# DATA SHOWN:
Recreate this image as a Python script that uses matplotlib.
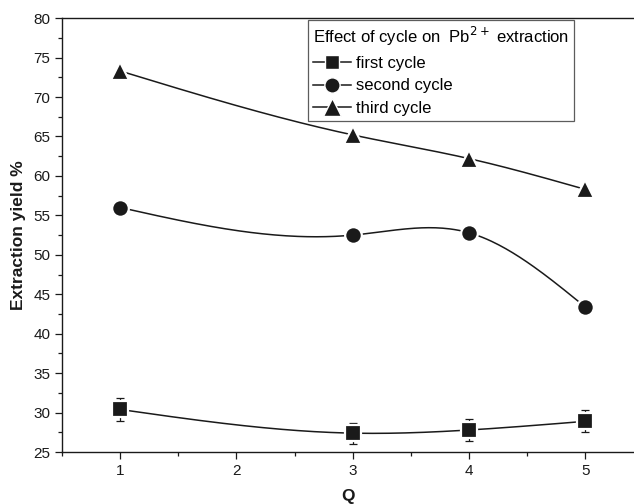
import matplotlib
matplotlib.use("Agg")
import matplotlib.pyplot as plt
from matplotlib.ticker import MultipleLocator
import numpy as np

plt.rcParams['font.family'] = ['Liberation Sans', 'DejaVu Sans']

q = [1, 3, 4, 5]
first_cycle = [30.4, 27.4, 27.8, 28.9]
first_err = [1.5, 1.35, 1.35, 1.4]
second_cycle = [56.0, 52.5, 52.8, 43.4]
third_cycle = [73.3, 65.2, 62.2, 58.3]
labels = ['first cycle', 'second cycle', 'third cycle']


def natural_spline(x, y, n=200):
    # plain natural cubic spline, like Origin's smoothed connector
    x = np.asarray(x, float)
    y = np.asarray(y, float)
    k = len(x)
    h = np.diff(x)
    A = np.zeros((k, k))
    b = np.zeros(k)
    A[0, 0] = A[-1, -1] = 1
    for i in range(1, k - 1):
        A[i, i - 1] = h[i - 1]
        A[i, i] = 2 * (h[i - 1] + h[i])
        A[i, i + 1] = h[i]
        b[i] = 6 * ((y[i + 1] - y[i]) / h[i] - (y[i] - y[i - 1]) / h[i - 1])
    m = np.linalg.solve(A, b)
    xs = np.linspace(x[0], x[-1], n)
    ys = np.empty_like(xs)
    for j, xv in enumerate(xs):
        i = min(np.searchsorted(x, xv, side='right') - 1, k - 2)
        t = xv - x[i]
        hi = h[i]
        a = (m[i + 1] - m[i]) / (6 * hi)
        c = (y[i + 1] - y[i]) / hi - hi * (2 * m[i] + m[i + 1]) / 6
        ys[j] = y[i] + c * t + m[i] / 2 * t ** 2 + a * t ** 3
    return xs, ys


fig = plt.figure(figsize=(6.34, 5.04), dpi=100)
ax = fig.add_axes([0.098, 0.103, 0.902, 0.861])

handles = []
for ys, mk, ms, lab in [(first_cycle, 's', 11, labels[0]),
                        (second_cycle, 'o', 12, labels[1]),
                        (third_cycle, '^', 13.5, labels[2])]:
    sx, sy = natural_spline(q, ys)
    ax.plot(sx, sy, color='#1a1a1a', lw=1.1, zorder=2)
    ax.plot(q, ys, ls='none', marker=mk, ms=ms, color='#1a1a1a',
            mec='white', mew=1.6, zorder=3)
    h, = ax.plot([], [], color='#1a1a1a', lw=1.1, marker=mk, ms=ms - 1,
                 mec='white', mew=1.0, label=lab)
    handles.append(h)

ax.errorbar(q, first_cycle, yerr=first_err, fmt='none', ecolor='#1a1a1a',
            elinewidth=0.9, capsize=3, capthick=0.9, zorder=1)

ax.set_xlim(0.5, 5.42)
ax.set_ylim(25, 80)
ax.xaxis.set_major_locator(MultipleLocator(1))
ax.xaxis.set_minor_locator(MultipleLocator(0.5))
ax.yaxis.set_major_locator(MultipleLocator(5))
ax.yaxis.set_minor_locator(MultipleLocator(2.5))
ax.tick_params(which='both', direction='out', width=0.9, labelsize=11,
               colors='#1a1a1a')
ax.tick_params(which='major', length=5)
ax.tick_params(which='minor', length=3)
ax.spines['right'].set_visible(False)
for s in ['left', 'bottom', 'top']:
    ax.spines[s].set_linewidth(1.0)
    ax.spines[s].set_color('#1a1a1a')

ax.set_ylabel('Extraction yield %', fontsize=12.5, fontweight='bold',
              color='#1a1a1a', labelpad=5)
ax.set_xlabel('Q', fontsize=12.5, fontweight='bold', color='#1a1a1a',
              labelpad=8)

leg = ax.legend(handles=handles, title='Effect of cycle on  Pb$^{2+}$ extraction',
                loc='upper left', bbox_to_anchor=(0.43, 0.995),
                fontsize=12, title_fontsize=12, frameon=True, fancybox=False,
                edgecolor='#333333', borderpad=0.3, labelspacing=0.45,
                handlelength=2.3, handletextpad=0.3, borderaxespad=0)
leg._legend_box.align = 'left'
leg.get_frame().set_linewidth(0.9)

fig.savefig('out.png', dpi=100)
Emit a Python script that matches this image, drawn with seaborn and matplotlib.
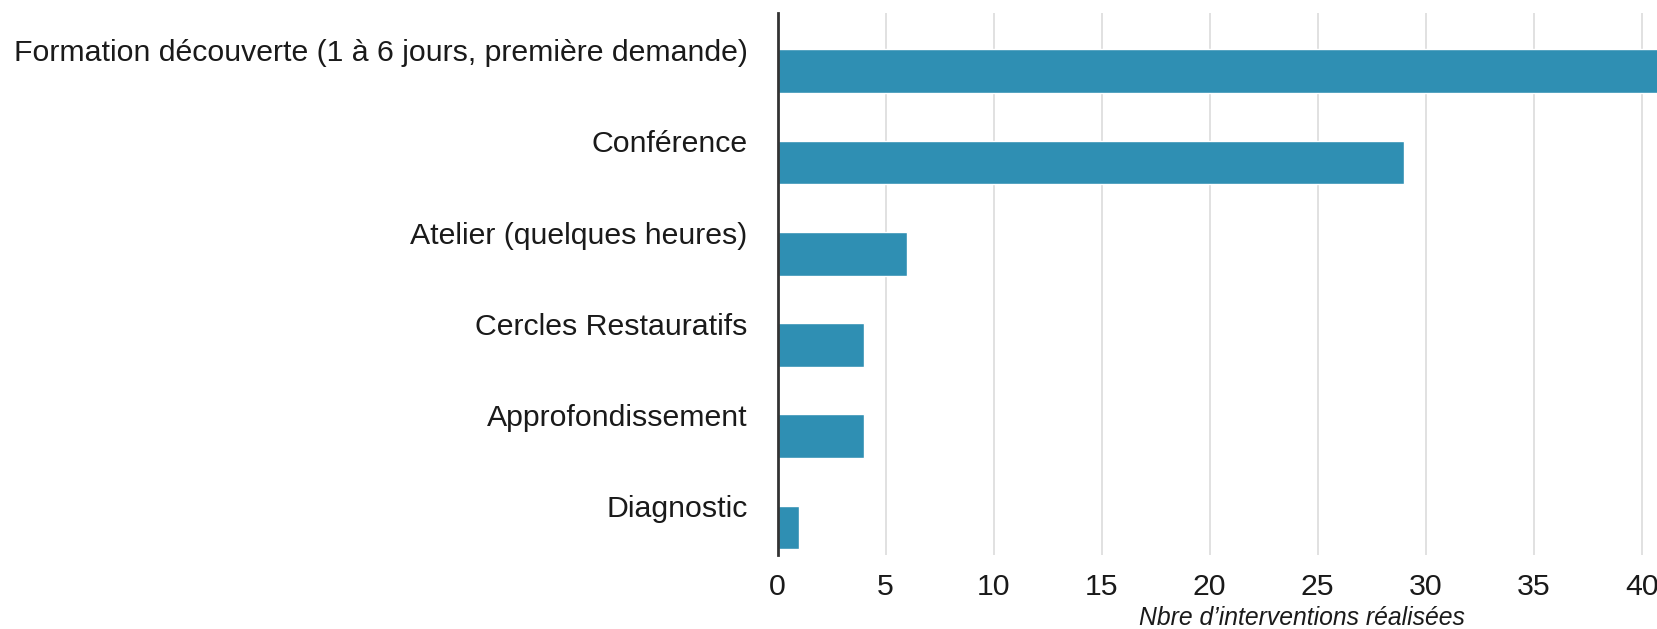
import matplotlib
matplotlib.use("Agg")
import matplotlib.pyplot as plt
import matplotlib.transforms as mtransforms
import seaborn as sns
import pandas as pd

# Données
types = ["Formation découverte (1 à 6 jours, première demande)", "Conférence",
         "Atelier (quelques heures)", "Cercles Restauratifs", "Approfondissement", "Diagnostic"]
nombres = [41, 29, 6, 4, 4, 1]

df = pd.DataFrame({"type": types, "nombre": nombres})

sns.set_style("white")
plt.rcParams['font.family'] = ['Liberation Sans', 'DejaVu Sans']

fig = plt.figure(figsize=(16.58, 6.29), dpi=100)
ax = fig.add_axes([0.469, 0.118, 0.531, 0.861])

sns.barplot(x="nombre", y="type", data=df, color="#2F8FB3", saturation=1,
            width=0.48, ax=ax, zorder=3)

ax.set_xlim(0, 40.75)
ax.set_ylim(5.3, -0.635)
ax.set_xticks(range(0, 45, 5))
ax.xaxis.grid(True, color="#dcdcdc", linewidth=1.2, zorder=0)
ax.set_axisbelow(True)

for s in ["top", "right", "bottom"]:
    ax.spines[s].set_visible(False)
ax.spines["left"].set_color("#333333")
ax.spines["left"].set_linewidth(2)
ax.spines["left"].set_zorder(4)

ax.tick_params(axis="both", length=0, labelsize=21.8, colors="#1a1a1a")
ax.tick_params(axis="y", pad=21.5)
ax.tick_params(axis="x", pad=13)

# etiquettes un peu au-dessus des barres
offset = mtransforms.ScaledTranslation(0, 0.21, fig.dpi_scale_trans)
for lbl in ax.get_yticklabels():
    lbl.set_transform(lbl.get_transform() + offset)

ax.set_ylabel("")
ax.set_xlabel("Nbre d’interventions réalisées", fontsize=17.8, style="italic",
              color="#1a1a1a")
ax.xaxis.set_label_coords(0.595, -0.095)

fig.savefig("out.png", dpi=100)
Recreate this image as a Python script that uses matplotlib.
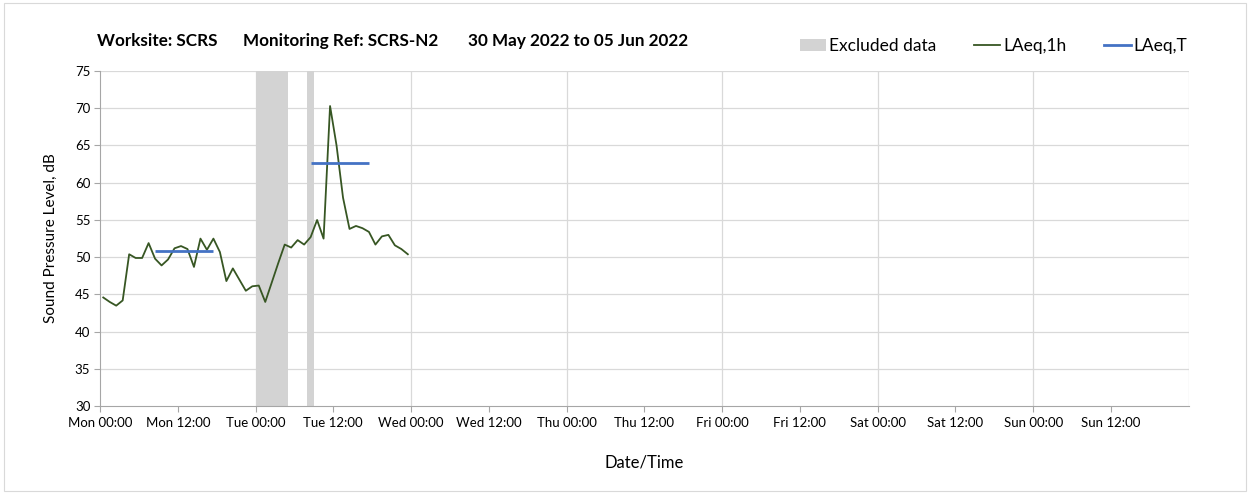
import numpy as np
import matplotlib.pyplot as plt
from matplotlib.patches import Patch, Rectangle
from matplotlib.lines import Line2D

plt.rcParams['font.family'] = ['Lato', 'DejaVu Sans']

# hourly LAeq,1h values, hours from Mon 00:00 (plotted mid-hour)
hour_start = list(range(48))
laeq_1h = [44.6, 44.0, 43.5, 44.2, 50.4, 49.9, 49.9, 51.9, 49.8, 48.9,
           49.7, 51.2, 51.5, 51.1, 48.7, 52.5, 51.0, 52.5, 50.7, 46.8,
           48.5, 47.0, 45.5, 46.1, 46.2, 44.0, 46.6, 49.2, 51.7, 51.3,
           52.3, 51.7, 52.7, 55.0, 52.5, 70.3, 65.0, 58.0, 53.8, 54.2,
           53.9, 53.4, 51.7, 52.8, 53.0, 51.6, 51.1, 50.4]

# LAeq,T periods (start hour, end hour, level)
period_start = [8.5, 32.5]
period_end = [17.5, 41.5]
period_level = [50.9, 62.6]

# excluded data windows (hours)
excl_start = [24.0, 32.0]
excl_end = [29.0, 33.0]

day_names = ['Mon', 'Tue', 'Wed', 'Thu', 'Fri', 'Sat', 'Sun']
tick_hours = list(range(0, 168, 12))
tick_labels = [f"{day_names[h // 24]} {h % 24:02d}:00" for h in tick_hours]

title_parts = ['Worksite: SCRS', 'Monitoring Ref: SCRS-N2', '30 May 2022 to 05 Jun 2022']

fig = plt.figure(figsize=(12.5, 4.93), dpi=100)
ax = fig.add_axes([0.08, 0.176, 0.871, 0.68])

for s, e in zip(excl_start, excl_end):
    ax.axvspan(s, e, color='#D3D3D3', lw=0, zorder=1)

t = np.array(hour_start) + 0.5
ax.plot(t, laeq_1h, color='#375623', lw=1.3, zorder=3)
ax.hlines(period_level, period_start, period_end, color='#4472C4', lw=2, zorder=4)

ax.set_xlim(0, 168)
ax.set_ylim(30, 75)
ax.set_yticks(range(30, 80, 5))
ax.set_xticks(tick_hours)
ax.set_xticklabels(tick_labels, fontsize=9.5)
ax.tick_params(axis='y', labelsize=9.5, length=4, color='#A6A6A6', pad=3)
ax.tick_params(axis='x', length=4, color='#A6A6A6', direction='out', pad=4)

for y in range(35, 80, 5):
    ax.axhline(y, color='#D9D9D9', lw=0.9, zorder=0)
for x in range(24, 169, 24):
    ax.axvline(x, color='#D9D9D9', lw=0.9, zorder=0)

for side in ['top', 'right']:
    ax.spines[side].set_visible(False)
for side in ['left', 'bottom']:
    ax.spines[side].set_color('#A6A6A6')

ax.set_ylabel('Sound Pressure Level, dB', fontsize=11, labelpad=12)
ax.set_xlabel('Date/Time', fontsize=12, labelpad=18)

# title pieces, spaced like the original header
for xpos, txt in zip([0.0776, 0.1944, 0.3744], title_parts):
    fig.text(xpos, 0.916, txt, fontsize=12.3, fontweight='bold', va='center', ha='left')

handles = [Patch(color='#D3D3D3', lw=0),
           Line2D([], [], color='#375623', lw=1.3),
           Line2D([], [], color='#4472C4', lw=2)]
fig.legend(handles, ['Excluded data', 'LAeq,1h', 'LAeq,T'], ncol=3, frameon=False,
           loc='center right', bbox_to_anchor=(0.962, 0.907), fontsize=12.5,
           columnspacing=2.2, handlelength=1.5, handletextpad=0.15)

fig.patches.append(Rectangle((0.003, 0.004), 0.994, 0.99, transform=fig.transFigure,
                             fill=False, edgecolor='#D9D9D9', lw=0.8))

fig.savefig('out.png', dpi=100)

# WHAT THE TASK ASKS:
Your copy should hold only the lines from the one containing "Emit a Python" through the one containing "import pandas as pd", word for word, with no pictures.

# CORRECT RESULT:
Emit a Python script that matches this image, drawn with seaborn and matplotlib.
import matplotlib
matplotlib.use("Agg")
import matplotlib.pyplot as plt
import matplotlib.transforms as mtransforms
import seaborn as sns
import pandas as pd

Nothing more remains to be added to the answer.